To keep the report positively motivating, you must make a change somewhere:

  • You could alter the code to make it compliant with the style rules. This may directly compromise either the design integrity or actual readability of the code.
  • You could alter the style rules so that the case is no longer exceptional. But the new rule will probably be more complicated, have more edge cases, and still have other (and new) exceptions. Besides, which is better: writing rules, or writing code?
  • You could mark the exception in the code with some kind of meta-comment, so that the style-checker ignores it on future runs; but, this adds clutter to the code and runs counter to the goal of readability.
  • You could mark the exception somewhere else. This keeps the code clean, and the developers in control, but this database would have to be intelligent enough to keep up with code motion as the project develops. The database should also be version-controlled with the source that it annotates.

This last approach would yield a “perfect” solution: it would only ever mark newly-introduced problems in the code. A “conservative,” approximate solution (one that marks every new problem, and might mark a few old) is possible if we make the following assumptions:

  • Code is under version-control;
  • The style-checker is run before or as part of the process of committing code to the main branch; and,
  • Genuine problems, when reported, will actually be addressed.

Given these constraints, we can see that a style-checker could report on errors associated only with code features that are new or changed in the current version, relative to the latest main-line version.
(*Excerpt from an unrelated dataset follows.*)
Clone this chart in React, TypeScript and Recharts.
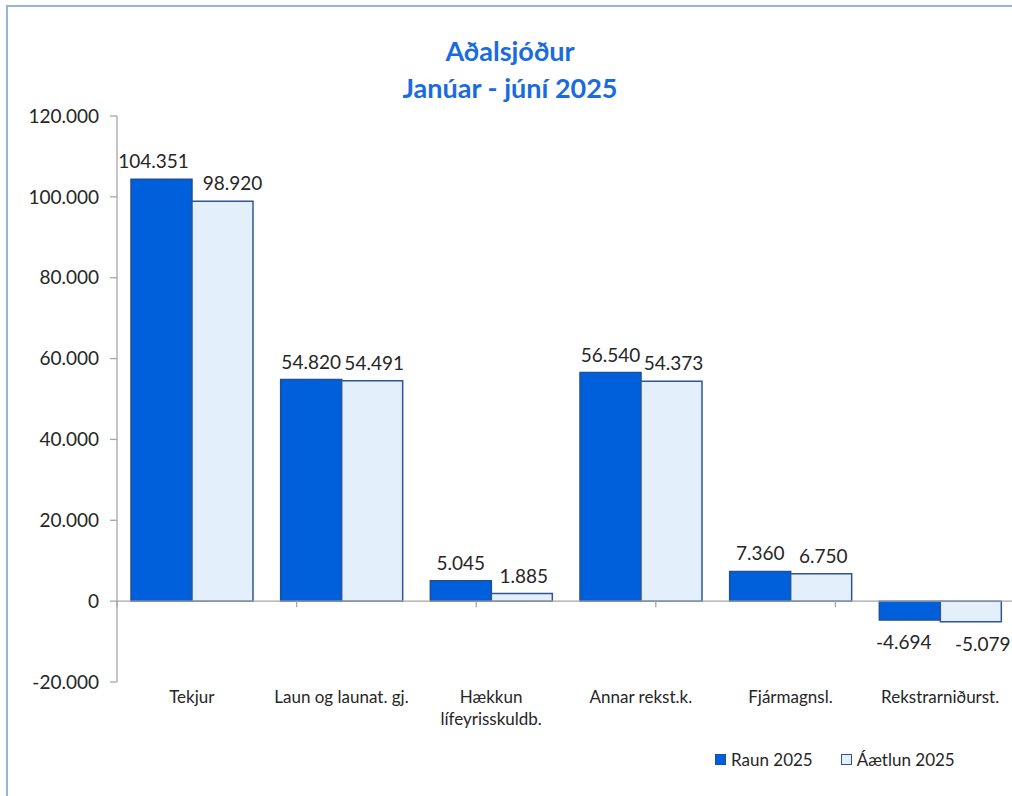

If this is the case, it would assume that any style exception in the main-line is there intentionally, and should not be reported on again (it would have been reported when it was previously committed)—it would not need to track exceptions in a separate database. I call this “differential style-checking.”
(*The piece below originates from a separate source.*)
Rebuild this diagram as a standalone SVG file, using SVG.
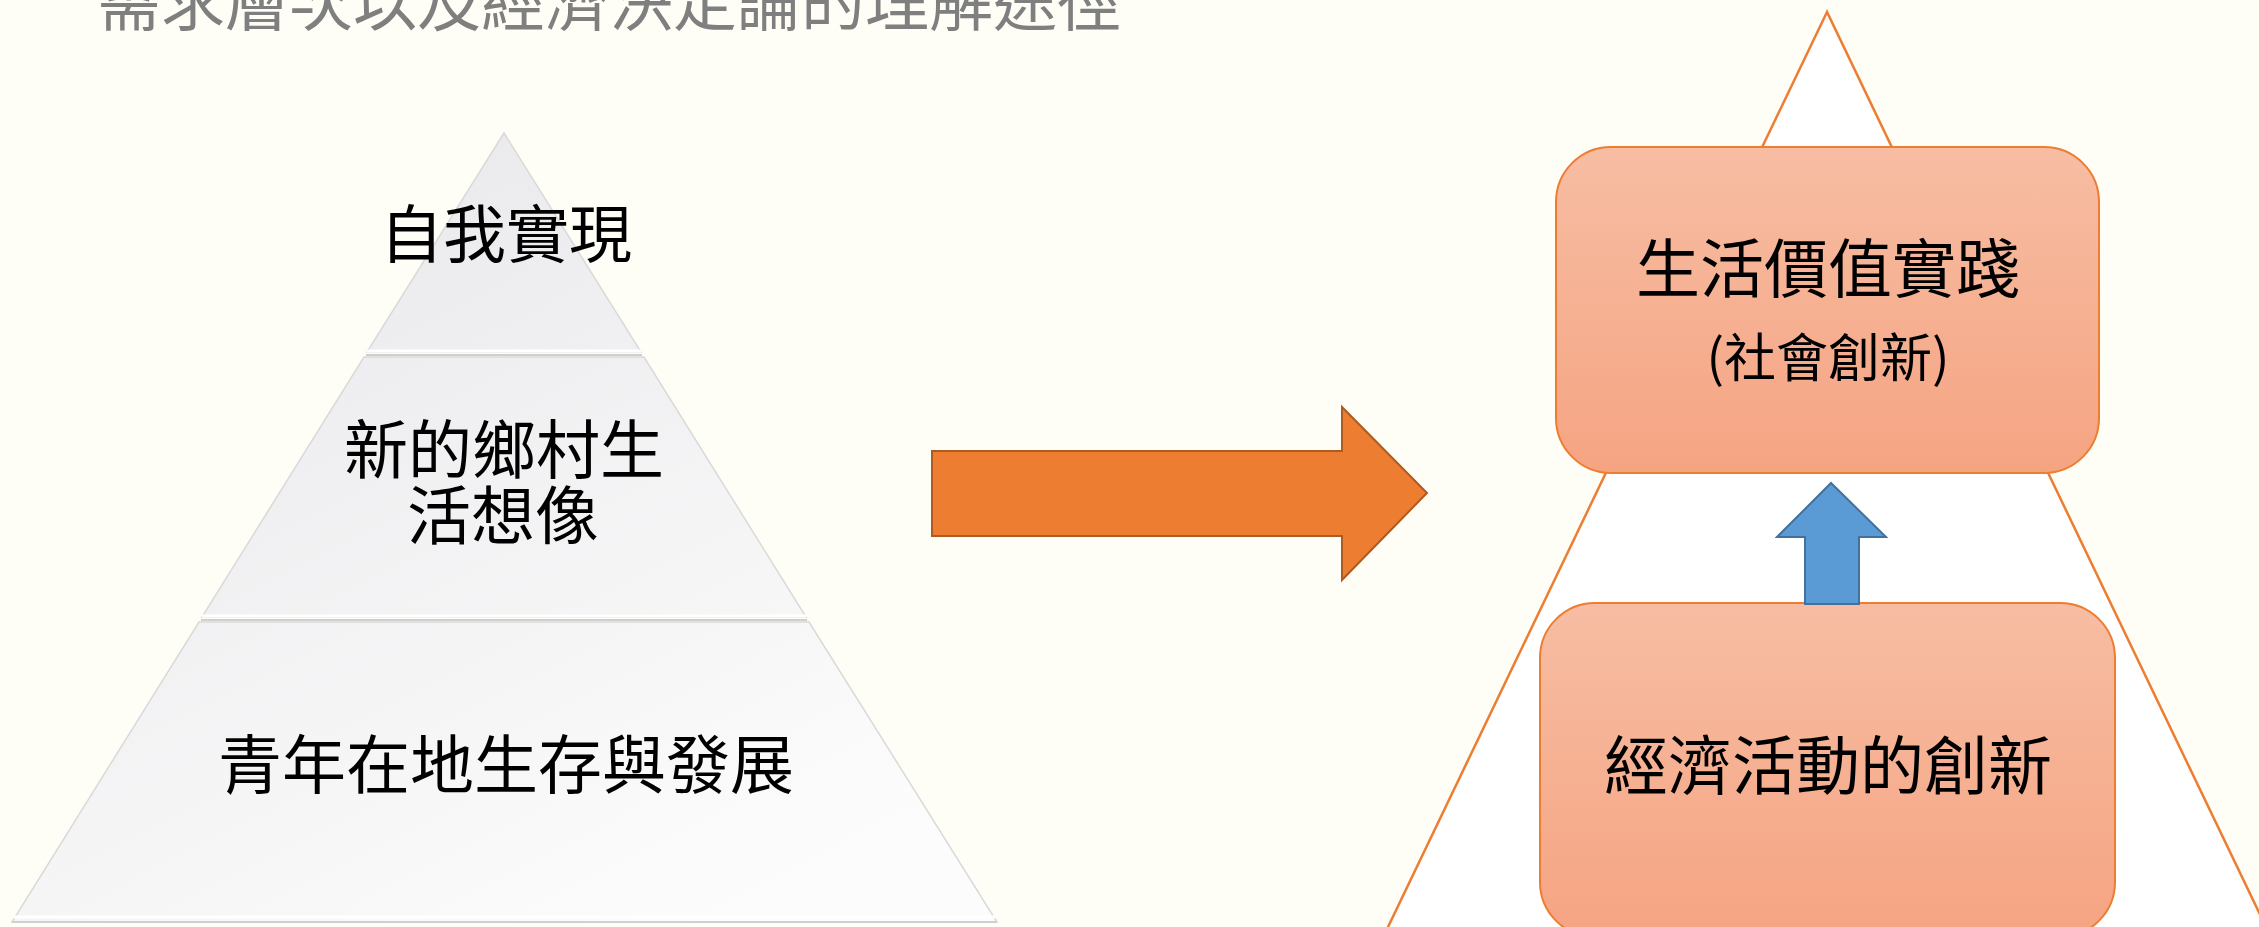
<svg xmlns="http://www.w3.org/2000/svg" width="2259" height="927" viewBox="0 0 2259 927">
<style>
.t{font-family:"Noto Sans CJK TC","Noto Sans CJK SC",sans-serif;fill:#000;text-anchor:middle}
.title{font-family:"Noto Sans CJK TC","Noto Sans CJK SC",sans-serif;fill:#7F7F7F;font-size:64px}
.box{stroke:#ED7D31;stroke-width:2;fill:url(#boxg)}
.seg{fill:url(#pyr);stroke:#D9D9D9;stroke-width:1.5}
.hl{stroke:#FFFFFF;stroke-width:3}
.sh{stroke:#CFCFCF;stroke-width:2}
</style>
<defs>
<linearGradient id="boxg" x1="0" y1="0" x2="0" y2="1">
<stop offset="0" stop-color="#F7BDA3"/>
<stop offset="1" stop-color="#F5A482"/>
</linearGradient>
<linearGradient id="pyr" gradientUnits="userSpaceOnUse" x1="300" y1="133" x2="700" y2="922">
<stop offset="0" stop-color="#E9E9EC"/>
<stop offset="1" stop-color="#FCFCFC"/>
</linearGradient>
</defs>
<rect width="2259" height="927" fill="#FEFEF6"/>
<text class="title" x="97" y="25">需求層次以及經濟決定論的理解途徑</text>

<g id="pyramid-top">
<polygon class="seg" points="504,133 367,352 641,352"/>
<line class="hl" x1="367" y1="351" x2="641" y2="351"/>
<line class="sh" x1="366" y1="355" x2="642" y2="355"/>
<text class="t" x="506" y="257" font-size="63">自我實現</text>
</g>
<g id="pyramid-middle">
<polygon class="seg" points="364,357 644,357 806,617 202,617"/>
<line class="hl" x1="202" y1="616" x2="806" y2="616"/>
<line class="sh" x1="201" y1="620" x2="807" y2="620"/>
<text class="t" font-size="64"><tspan x="504" y="473">新的鄉村生</tspan><tspan x="503" y="539">活想像</tspan></text>
</g>
<g id="pyramid-bottom">
<polygon class="seg" points="199,622 809,622 997,922 12,922"/>
<line class="hl" x1="14" y1="917" x2="995" y2="917"/>
<line class="sh" x1="12" y1="922" x2="997" y2="922"/>
<text class="t" x="506" y="788" font-size="64">青年在地生存與發展</text>
</g>

<g id="outline-triangle">
<polygon points="1827,12 1353,1000 2301,1000" fill="#FFFFFF" stroke="#ED7D31" stroke-width="2.5"/>
</g>

<g id="box-social">
<rect class="box" x="1556" y="147" width="543" height="326" rx="55" ry="55"/>
<text class="t" x="1828" y="292" font-size="64">生活價值實踐</text>
<text class="t" x="1828" y="377" font-size="52">(社會創新)</text>
</g>

<g id="box-economic">
<rect class="box" x="1540" y="603" width="575" height="334" rx="55" ry="55"/>
<text class="t" x="1828" y="789" font-size="64">經濟活動的創新</text>
</g>

<g id="connectors">
<polygon points="932,451 1342,451 1342,407 1427,493 1342,580 1342,536 932,536" fill="#ED7D31" stroke="#AE5A21" stroke-width="2"/>
<polygon points="1831,483 1886,537 1859,537 1859,604 1805,604 1805,537 1777,537" fill="#5B9BD5" stroke="#41719C" stroke-width="2"/>
</g>
</svg>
The code features that the style-checker tracks could be either lines of text, or nodes of parse-trees. The latter might be more accurate, but the former might be easier to implement and good enough in most cases.

Here is a proof-of-concept. It works on only one Python file at a time, and the output is messy, but it demonstrates the essential principles. pylint version 0.19.0, as packaged in Ubuntu 10.04, is the style-checker, with which I have no experience prior to writing this.

#!/bin/bash

 
usage() {
    echo $0 trunk_dir proposed_dir file
    exit 1
}


comment() {
    # $1 the file to comment
    # $2 the line number
    # $3 the comment to append
    head -n $(( $2 - 1 )) $1 >/tmp/tmp.py
    local target_line=$(head -n $2 $1 |tail -n1)
    echo "$target_line #{$3}" >>/tmp/tmp.py
    tail -n +$(( $2 + 1 )) $1 >>/tmp/tmp.py
    mv /tmp/tmp.py $1
}


process() {
    local type
    local line
    local msg
    local old_ifs="$IFS"
    IFS=":"
    while read type line msg
    do
        [ "$msg" ] && comment $1 $line "$type:$msg"
    done
    IFS="$old_ifs"
}


TRUNK=$1; shift
PROPOSED=$1; shift
FILE=$1; shift

[ -d "$TRUNK" -a -d "$PROPOSED" -a "$FILE" ] || usage
[ "$1" ] && usage

STRIPPED=${FILE%.py}
MODULE=${STRIPPED//\//.}

pushd $TRUNK >/dev/null
cp $FILE /tmp/left.py
pylint -rn $MODULE 2>/dev/null |process /tmp/left.py
popd >/dev/null

pushd $PROPOSED >/dev/null
cp $FILE /tmp/right.py
pylint -rn $MODULE 2>/dev/null |process /tmp/right.py
popd >/dev/null

diff -u /tmp/{left,right}.py |egrep '^[+@]'

For a sample run, I will use the Trac project, which I greatly respect. At revision 10114, the PostgreSQL backend received a change, which we will analyze.


cd /tmp
svn co -r10113 http://svn.edgewall.org/repos/trac/branches/0.12-stable 10113
svn co -r10114 http://svn.edgewall.org/repos/trac/branches/0.12-stable 10114
diffstyle 10113 10114 trac/db/postgres_backend.py

The (wrapped) output is:

+++ /tmp/right.py       2011-04-09 09:59:48.274189942 -0600
@@ -237,6 +237,11 @@
+    def update_sequence(self, cursor, table, column='id'): #{C:PostgreSQLConnection.update_sequence: Missing docstring} #{R:PostgreSQLConnection.update_sequence: Method could be a function}
+        cursor.execute("""
+            SELECT setval('%s_%s_seq', (SELECT MAX(id) FROM %s))
+            """ % (table, column, table))
+

We see that, according to pylint’s default checks, two new (potential) problems were introduced: the new method doesn’t have a docstring, and the new method could be a function outside of a class.2 Running pylint normally on postgres_backend.py revision 10114 produces 47 warnings. (The entire Trac packages yields 10065.)

pylint -rn trac.db.postgres_backend |egrep '^[A-Z]' |wc -l
pylint -rn trac |egrep '^[A-Z]' |wc -l
End notes
  1. I believe that style-checkers can effectively guard against some types of runtime errors, just as compilers can. I don’t believe that style-checkers can be an effective judge of textual style.
  2. In this case, the style-checker got it wrong. This must be a method, because it is invoked polymorphically; although, it need not be an instance method—it could be a class method.